Amazon disappoints with ho-hum quarter, shares fall
Amazon.com Inc posted a 10 percent decline in second-quarter earnings and gave a modest third-quarter outlook on Thursday, taking the shine off the world's largest online retailer and sending its shares down nearly 7 percent.
Amazon, fresh from announcing that it would buy booming online shoe store Zappos.com for $928 million, also reported slimmer operating margins, hit by a one-time litigation charge for a settlement with Toysrus.com.
Investors have come to depend on Amazon to outpace a soft e-commerce arena by capturing market share and launching new categories of goods, defying cutbacks in consumer spending that have hammered retailers from Wal-Mart to eBay .
But the modest results and strained margins caused by the litigation charge and foreign currency exchange rates, took some of the luster off the dominant player in the online retail world, especially with many investors already viewing its stock as overvalued.
Bernstein Research analyst Jeffrey Lindsay said a spectacular unprecedented performance in the quarter would have been needed to justify the recent run-up in shares.
Stock in Amazon is up 80-plus percent since the start of 2009, well in advance of the Nasdaq and outpacing main rival eBay.
Amazon had run up a lot because it was the only real growth story left and everyone was buying in on it for the last couple of months on pure momentum. It's one of the biggest overshoots we've seen in recent years, Lindsay said.
It's a wake-up call that the pricing has become unrealistic, he said.
DOWNTURN NOT OVER YET
Amazon reported second-quarter net profit of $142 million or 32 cents per share, compared with $158 million or 37 cents per share a year ago. That was a penny above the 31 cents expected on average by analysts, according to Reuters Estimates.

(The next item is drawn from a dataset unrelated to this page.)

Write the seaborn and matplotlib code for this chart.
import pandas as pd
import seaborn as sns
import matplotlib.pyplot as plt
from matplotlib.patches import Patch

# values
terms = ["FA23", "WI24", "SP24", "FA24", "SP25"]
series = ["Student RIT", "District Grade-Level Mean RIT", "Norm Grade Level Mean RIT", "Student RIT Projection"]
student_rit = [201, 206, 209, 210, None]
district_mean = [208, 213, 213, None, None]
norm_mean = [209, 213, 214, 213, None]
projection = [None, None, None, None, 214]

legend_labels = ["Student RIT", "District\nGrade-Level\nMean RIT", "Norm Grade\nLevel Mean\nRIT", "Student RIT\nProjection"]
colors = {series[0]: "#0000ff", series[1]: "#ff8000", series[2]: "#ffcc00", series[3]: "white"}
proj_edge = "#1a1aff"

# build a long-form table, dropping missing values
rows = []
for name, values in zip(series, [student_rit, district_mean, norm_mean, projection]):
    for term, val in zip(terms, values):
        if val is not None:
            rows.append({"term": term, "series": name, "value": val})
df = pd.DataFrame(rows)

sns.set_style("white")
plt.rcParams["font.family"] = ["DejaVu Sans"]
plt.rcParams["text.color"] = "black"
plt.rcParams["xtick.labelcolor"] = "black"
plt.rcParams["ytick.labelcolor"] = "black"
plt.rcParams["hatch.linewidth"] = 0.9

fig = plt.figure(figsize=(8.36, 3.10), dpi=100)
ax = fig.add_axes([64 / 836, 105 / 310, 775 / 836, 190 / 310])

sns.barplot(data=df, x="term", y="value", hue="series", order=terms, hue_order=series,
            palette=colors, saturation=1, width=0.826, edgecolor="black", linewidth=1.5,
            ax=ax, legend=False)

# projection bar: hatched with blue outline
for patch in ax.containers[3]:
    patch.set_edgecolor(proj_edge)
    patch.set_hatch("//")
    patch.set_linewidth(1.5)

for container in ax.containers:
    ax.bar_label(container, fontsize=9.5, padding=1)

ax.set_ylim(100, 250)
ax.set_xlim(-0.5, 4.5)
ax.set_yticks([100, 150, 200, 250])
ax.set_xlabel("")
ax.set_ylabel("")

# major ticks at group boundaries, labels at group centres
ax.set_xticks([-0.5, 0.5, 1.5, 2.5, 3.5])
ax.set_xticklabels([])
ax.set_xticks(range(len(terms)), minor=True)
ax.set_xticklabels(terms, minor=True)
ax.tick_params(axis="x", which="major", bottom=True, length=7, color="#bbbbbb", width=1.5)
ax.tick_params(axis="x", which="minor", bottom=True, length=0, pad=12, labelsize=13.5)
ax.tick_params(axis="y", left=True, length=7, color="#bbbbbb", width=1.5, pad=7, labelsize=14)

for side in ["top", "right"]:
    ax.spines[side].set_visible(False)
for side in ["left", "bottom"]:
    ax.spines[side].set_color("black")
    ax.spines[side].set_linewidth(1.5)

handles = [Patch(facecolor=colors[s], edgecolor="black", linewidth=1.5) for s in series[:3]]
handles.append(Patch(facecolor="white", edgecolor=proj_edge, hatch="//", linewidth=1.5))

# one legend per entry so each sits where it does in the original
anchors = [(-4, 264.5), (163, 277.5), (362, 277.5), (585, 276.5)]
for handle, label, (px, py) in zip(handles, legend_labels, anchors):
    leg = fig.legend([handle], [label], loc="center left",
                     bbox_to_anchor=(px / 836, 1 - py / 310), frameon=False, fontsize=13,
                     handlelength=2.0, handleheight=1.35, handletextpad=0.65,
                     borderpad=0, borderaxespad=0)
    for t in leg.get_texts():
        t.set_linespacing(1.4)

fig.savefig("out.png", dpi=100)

Operating margins stood at 3.4 percent in the quarter, below the 5 percent seen in the first quarter.
Revenue rose 14 percent to $4.65 billion, shy of the $4.69 billion analysts' had expected. Excluding currency fluctuations, revenue rose 20 percent.
But the revenue rise lagged the 18 percent gain seen in both the first and fourth quarters, buoyed by the company's Amazon Prime free shipping program and new shoppers.
It wasn't the blow-out quarter necessarily you've seen from them in recent quarters, said McAdams Wright Ragen analyst Dan Geiman.
Investors may have underestimated the effect of the global spending slowdown and assumed that Amazon was more resilient than it was, Lindsay said.
This downturn is far more severe than people are factoring in, and it's not over yet, he said.
Chief Financial Officer Tom Szkutak blamed the industry slowdown mainly for flat growth in the North America media category, which includes books. Limp sales of video games and consoles also hurt.
He did not answer a question on whether book sales were being cannibalized by digital downloads of books sold for the Kindle, the company's much-touted electronic reader whose sales figures are never disclosed.
And Amazon would not clarify whether the Zappos acquisition would add to earnings this year. The deal will catapult Amazon to the top of the online shoe market while allowing it to ride Zappos' popularity, the result of a free shipping and its returns program.
The deal is now seen as likely to clear an antitrust review.
Looking ahead, Amazon forecast third-quarter revenue of $4.75 billion to $5.25 billion, compared with analysts' expectations for $4.92 billion.
Amazon forecast operating profit between $120 million and $210 million.
Shares fell 6.6 percent to $87.66, after closing up 5.72 percent at $93.87 on the Nasdaq.